When it came time to get a faculty position, Fader very nearly
went to the Harvard Business School. But McAlister stepped in
again, literally calling Fader's friends and family in an effort to
push him, instead, to Wharton. "She basically forced me to go to
Wharton because she thought, correctly so, that this was the right
place to go for someone with high research potential. I still call
her up at least once a year just to thank her again and again."
Even then, in 1987 as a new assistant professor, Fader was far
from committed to academia. Slowly but surely, he found himself
working on a range of research projects with marketing department
colleagues. Before he knew it, he says, he had a tenure case.
"I'm starting to come to the realization now, 17 years later, that I
might be doing this for my career," he says. "I have to honestly
say, though, that for most of my years here I would walk around
the halls smiling to myself knowing that I was an imposter, and
that one day they were going to blow the whistle and kick me out
of here. And that feeling was a great thing, because I didn't have
the same pressure that most people felt, and I was able to enjoy
the ride. I was like a kid hanging around the New York Yankees
locker room."
"I've enjoyed a charmed life," Fader says. "I tell this story
because many undergraduate students have the same misperceptions
of the academic career that I had. I'm always looking for students
who have the talent but not necessarily the ambition. It's just
one way of paying back the favor that others have done for me."
In addition to his ongoing work on the music industry, Fader is
considering creating a new Wharton center that would focus on
the media and entertainment industry, particularly through curriculum
development, alumni networking, and job placement. The
goal, he says, is to create a higher profile for Wharton as a leading
school for media and entertainment business education — "the
kind of training that future change agents in the industry will
really need."
In his teaching, Fader emphasizes the quantitative. He recently
created a new course on probability models in marketing that he
says is "big, ugly math right from day-one. There are no case studies,
no group projects, and no touchy-feely stuff.
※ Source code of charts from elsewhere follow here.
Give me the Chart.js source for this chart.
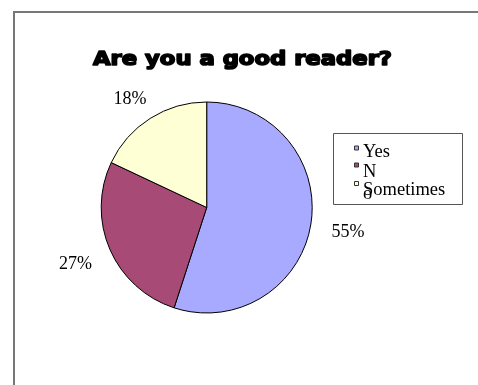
<!DOCTYPE html>
<html><head><meta charset="utf-8">
<script src="https://cdn.jsdelivr.net/npm/chart.js@4.4.0/dist/chart.umd.min.js"></script>
<style>html,body{margin:0;padding:0;background:#fff}#wrap{width:478px;height:385px;position:relative}</style>
</head><body><div id="wrap"><canvas id="c" width="478" height="385"></canvas></div>
<script>
const titleText = "Are you a good reader?";
const categories = ["Yes", "No", "Sometimes"];
const values = [55, 27, 18];
const pctLabels = ["55%", "27%", "18%"];
const sliceColors = ["#A8AAFF", "#A84A76", "#FFFFD6"];

const serif = '"Liberation Serif", "Times New Roman", serif';

const decor = {
  id: 'decor',
  beforeDraw(chart) {
    const ctx = chart.ctx;
    ctx.save();
    ctx.fillStyle = '#fff';
    ctx.fillRect(0, 0, chart.width, chart.height);
    ctx.strokeStyle = '#777';
    ctx.lineWidth = 2;
    ctx.strokeRect(14, 12, 520, 420);
    ctx.restore();
  },
  afterDraw(chart) {
    const ctx = chart.ctx;
    ctx.save();
    // title
    ctx.font = 'bold 19px "DejaVu Sans", sans-serif';
    ctx.fillStyle = '#000';
    ctx.strokeStyle = '#000';
    ctx.lineWidth = 1.6;
    ctx.lineJoin = 'round';
    ctx.textBaseline = 'alphabetic';
    const tw = ctx.measureText(titleText).width;
    const target = 299;
    ctx.save();
    ctx.translate(93, 64.5);
    ctx.scale(target / tw, 1);
    ctx.textAlign = 'left';
    ctx.fillText(titleText, 0, 0);
    ctx.strokeText(titleText, 0, 0);
    ctx.restore();

    // percentage labels
    const meta = chart.getDatasetMeta(0);
    ctx.font = '18px ' + serif;
    ctx.fillStyle = '#000';
    ctx.textAlign = 'center';
    ctx.textBaseline = 'middle';
    meta.data.forEach((arc, i) => {
      const p = arc.getProps(['x', 'y', 'startAngle', 'endAngle', 'outerRadius'], true);
      const mid = (p.startAngle + p.endAngle) / 2;
      const dx = Math.cos(mid), dy = Math.sin(mid);
      const w = ctx.measureText(pctLabels[i]).width;
      const d = p.outerRadius + 21;
      const cx = p.x + dx * d + dx * w / 2;
      const cy = p.y + dy * d + dy * 6.5 + 4;
      ctx.fillText(pctLabels[i], cx, cy);
    });

    // legend
    const lx = 333, ly = 133, lw = 129, lh = 71;
    ctx.fillStyle = '#fff';
    ctx.fillRect(lx, ly, lw, lh);
    ctx.strokeStyle = '#555';
    ctx.lineWidth = 1;
    ctx.strokeRect(lx + 0.5, ly + 0.5, lw, lh);
    ctx.textAlign = 'left';
    ctx.textBaseline = 'alphabetic';
    ctx.font = '18.5px ' + serif;
    const rowBase = [157, 177, 195];
    const markTop = [145.5, 162.5, 181];
    categories.forEach((c, i) => {
      ctx.fillStyle = sliceColors[i];
      ctx.fillRect(354.5, markTop[i] + 0.5, 4, 4);
      ctx.strokeStyle = '#333';
      ctx.strokeRect(354.5, markTop[i] + 0.5, 4, 4);
      ctx.fillStyle = '#000';
      if (c === 'No') {
        ctx.fillText(c[0], 363, rowBase[i]);
        ctx.fillText(c.slice(1), 363, rowBase[i] + 22);
      } else {
        ctx.fillText(c, 363, rowBase[i]);
      }
    });
    ctx.restore();
  }
};

new Chart(document.getElementById('c'), {
  type: 'pie',
  data: {
    labels: categories,
    datasets: [{
      data: values,
      backgroundColor: sliceColors,
      borderColor: '#000',
      borderWidth: 1,
      hoverOffset: 0,
      offset: 0
    }]
  },
  options: {
    responsive: false,
    devicePixelRatio: 1,
    animation: false,
    events: [],
    layout: { padding: { left: 100.7, top: 101.5, right: 165.3, bottom: 71.5 } },
    plugins: {
      legend: { display: false },
      title: { display: false },
      tooltip: { enabled: false }
    }
  },
  plugins: [decor]
});
</script>
</body></html>
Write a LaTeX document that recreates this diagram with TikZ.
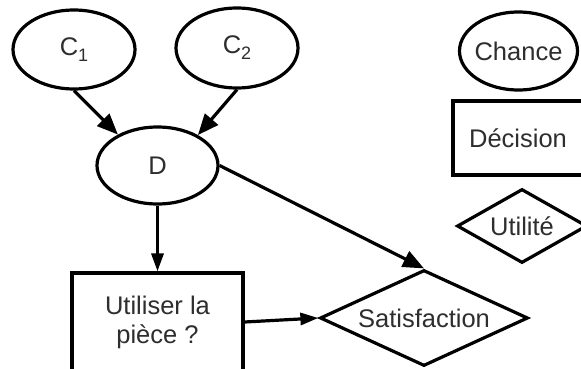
\documentclass[tikz,border=0pt]{standalone}
\usepackage{fontspec}
\setmainfont{Liberation Sans}
\usetikzlibrary{shapes.geometric,arrows.meta}
\begin{document}
\begin{tikzpicture}[x=1pt,y=-1pt,
  every node/.style={text=black!82, font=\fontsize{25.5}{29}\selectfont},
  chance/.style={draw=black, line width=3.2pt, ellipse, inner sep=0pt},
  decision/.style={draw=black, line width=3.2pt, rectangle, inner sep=0pt, align=center},
  utility/.style={draw=black, line width=3.2pt, diamond, inner sep=0pt},
  link/.style={line width=3.2pt, -{Triangle[length=21pt,width=17pt]}},
  straightlink/.style={line width=3.2pt, -{Triangle[length=18pt,width=12pt]}}]
\fill[white] (0,0) rectangle (581,369);
\useasboundingbox (0,0) rectangle (581,369);
\clip (0,0) rectangle (581,369);
\node[chance, minimum width=122pt, minimum height=79pt] (c1) at (74,49.5) {C\raisebox{-6pt}{\fontsize{18}{18}\selectfont 1}};
\node[chance, minimum width=122pt, minimum height=80pt] (c2) at (237,48) {C\raisebox{-6pt}{\fontsize{18}{18}\selectfont 2}};
\node[chance, minimum width=121pt, minimum height=77pt] (d) at (157.5,165.5) {D};
\node[decision, minimum width=171pt, minimum height=98pt] (use) at (157.5,322) {Utiliser la\\pièce ?};
\node[utility, minimum width=208pt, minimum height=96pt, aspect=2.17] (sat) at (424,318) {Satisfaction};
\node[chance, minimum width=118pt, minimum height=78pt] (lc) at (518.5,51) {\makebox[0pt]{Chance}};
\node[decision, minimum width=130pt, minimum height=74pt] (ld) at (518,138) {Décision};
\node[utility, minimum width=130pt, minimum height=74pt, aspect=1.76] (lu) at (522,226) {Utilité};
\draw[link] (c1.south) -- (d.142);
\draw[link] (c2.south) -- (d.37);
\draw[straightlink] (d.south) -- (use.north);
\draw[link] (d.east) -- (sat.north);
\draw[straightlink] (use.east) -- (sat.west);
\end{tikzpicture}
\end{document}
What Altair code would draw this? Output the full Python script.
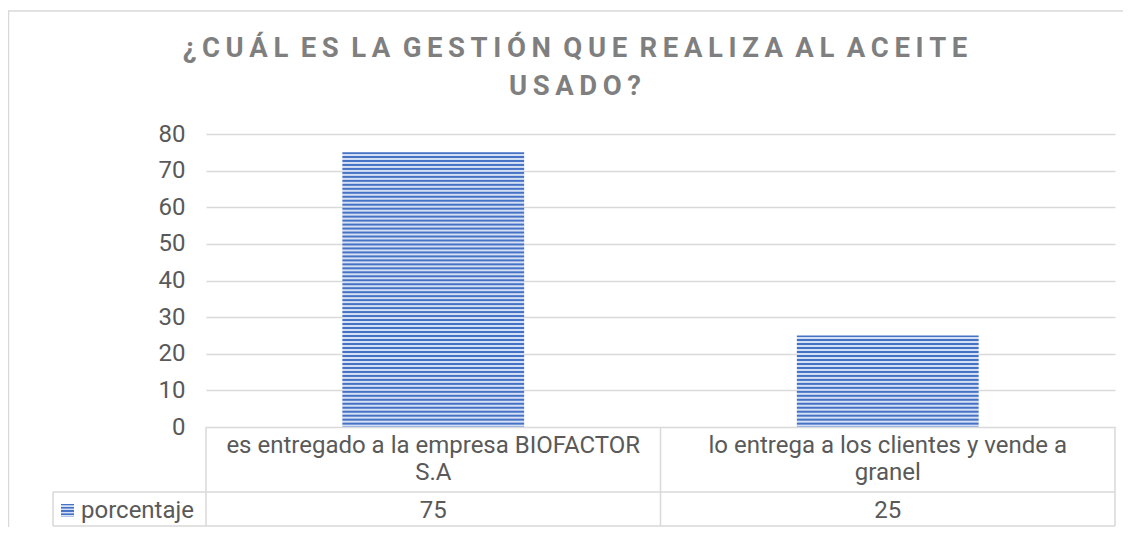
import altair as alt
import pandas as pd

# ---- data ----
categories = ["es entregado a la empresa BIOFACTOR S.A",
              "lo entrega a los clientes y vende a granel"]
values = [75, 25]
series_name = "porcentaje"
y_ticks = [0, 10, 20, 30, 40, 50, 60, 70, 80]
title_lines = ["¿CUÁL ES LA GESTIÓN QUE REALIZA AL ACEITE", "USADO?"]

# ---- layout/style ----
W, H = 909, 293
YMAX = 80
GRID = "#d9d9d9"
TXT = "#595959"
FONT = "Roboto"
FS = 24
DARK, LIGHT = "#4572c4", "#d5e0f4"
PERIOD = 4.0


def stripes(n):
    stops = []
    for i in range(n):
        p = 1 / n
        a = i * p
        stops += [{"offset": a, "color": DARK},
                  {"offset": a + 0.3 * p, "color": DARK},
                  {"offset": a + 0.5 * p, "color": LIGHT},
                  {"offset": a + 0.8 * p, "color": LIGHT}]
    stops.append({"offset": 1, "color": DARK})
    return {"gradient": "linear", "x1": 0, "y1": 0, "x2": 0, "y2": 1, "stops": stops}


def spaced(s):
    gap = "\u2009"
    return (" " + gap).join(gap.join(list(w)) for w in s.split(" "))


df = pd.DataFrame({
    "category": categories,
    "value": values,
    "lines": [c.rsplit(" ", 1) for c in categories],
})
one = pd.DataFrame({"a": [0]})

xs = alt.Scale(domain=categories, paddingInner=0.6, paddingOuter=0.3)
ys = alt.Scale(domain=[0, YMAX], nice=False)

grads = [stripes(max(1, round(v / YMAX * H / PERIOD))) for v in values]
fill = alt.condition(alt.datum.category == categories[0], alt.value(grads[0]), alt.value(grads[1]))

bars = alt.Chart(df).mark_bar().encode(
    x=alt.X("category:N", scale=xs, axis=None, sort=categories),
    y=alt.Y("value:Q", scale=ys, axis=alt.Axis(
        values=y_ticks, grid=True, gridColor=GRID, gridWidth=1.5, domain=False,
        ticks=False, labelPadding=21, labelFont=FONT, labelFontSize=FS,
        labelColor=TXT, title=None)),
    fill=fill,
)


def rule(x1, x2, y1, y2):
    return alt.Chart(one).mark_rule(color=GRID, strokeWidth=1.5).encode(
        x=alt.value(x1), x2=alt.value(x2), y=alt.value(y1), y2=alt.value(y2))


rules = [
    rule(-153, W, 358, 358),
    rule(-153, W, 392, 392),
    rule(0, 0, H, 392),
    rule(W / 2, W / 2, H, 392),
    rule(W, W, H, 392),
    rule(-153, -153, 358, 392),
    rule(-198, W + 8, -123, -123),
    rule(-197.5, -197.5, -123, 393),
]

cat_text = alt.Chart(df).mark_text(font=FONT, fontSize=FS, color=TXT,
                                   baseline="middle", lineHeight=27).encode(
    x=alt.X("category:N", scale=xs, axis=None, sort=categories),
    y=alt.value(312), text="lines:N")

val_text = alt.Chart(df).mark_text(font=FONT, fontSize=FS, color=TXT,
                                   baseline="middle").encode(
    x=alt.X("category:N", scale=xs, axis=None, sort=categories),
    y=alt.value(377), text="value:Q")

series_text = alt.Chart(one).mark_text(font=FONT, fontSize=FS, color=TXT, align="left",
                                       baseline="middle", text=series_name).encode(
    x=alt.value(-125), y=alt.value(377))

key = alt.Chart(one).mark_rect(fill=stripes(4)).encode(
    x=alt.value(-145), x2=alt.value(-132), y=alt.value(370), y2=alt.value(383))

title = alt.Chart(one).mark_text(font=FONT, fontSize=27.5, fontWeight="bold", color="#7f7f7f",
                                 align="center", baseline="middle", lineHeight=38,
                                 text=[spaced(t) for t in title_lines]).encode(
    x=alt.value(369), y=alt.value(-85))

chart = alt.layer(*rules, bars, cat_text, val_text, series_text, key, title).properties(
    width=W, height=H,
    autosize=alt.AutoSizeParams(type="none"),
    padding={"left": 198, "top": 126, "right": 8, "bottom": 100},
    background="white",
).configure_view(stroke=None)

chart.save("out.html", embed_options={"renderer": "svg", "actions": False})
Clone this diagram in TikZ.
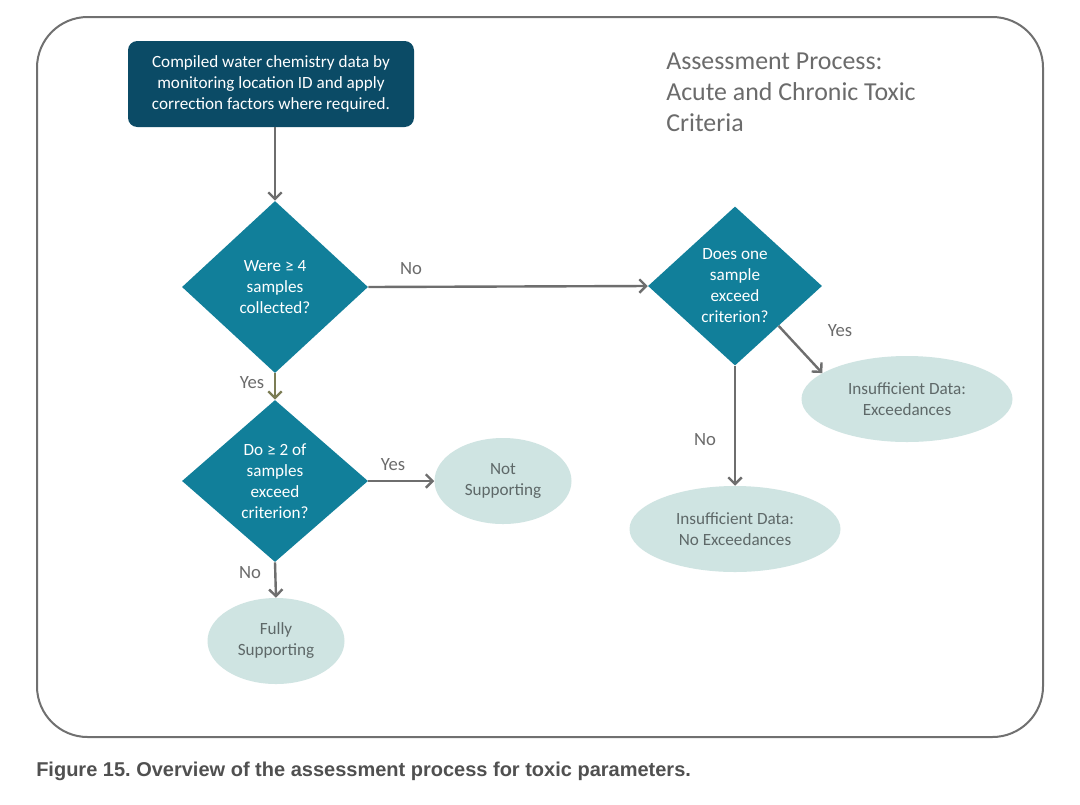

It's a pure skills
course, and there's nothing like it taught anywhere else."
From this love of the quantitative side of marketing has come a
"little army of disciples," Wharton alums who, Fader hopes, will
"march in to certain industries and take them over. There is a bit
of a personal agenda there, but it really is for the good of industries
that aren't taking advantage of the data or human capital that
they have," he says. "This takes time, but it's the only way to break
out of the doldrums they are facing today. I do believe that 20
years from now, all of these so-called 'creative' businesses will be
run much more effectively, as opposed to little medieval fiefdoms
that they are today. It's going to be a long, painful process getting
there, but I'm committed to doing whatever it takes."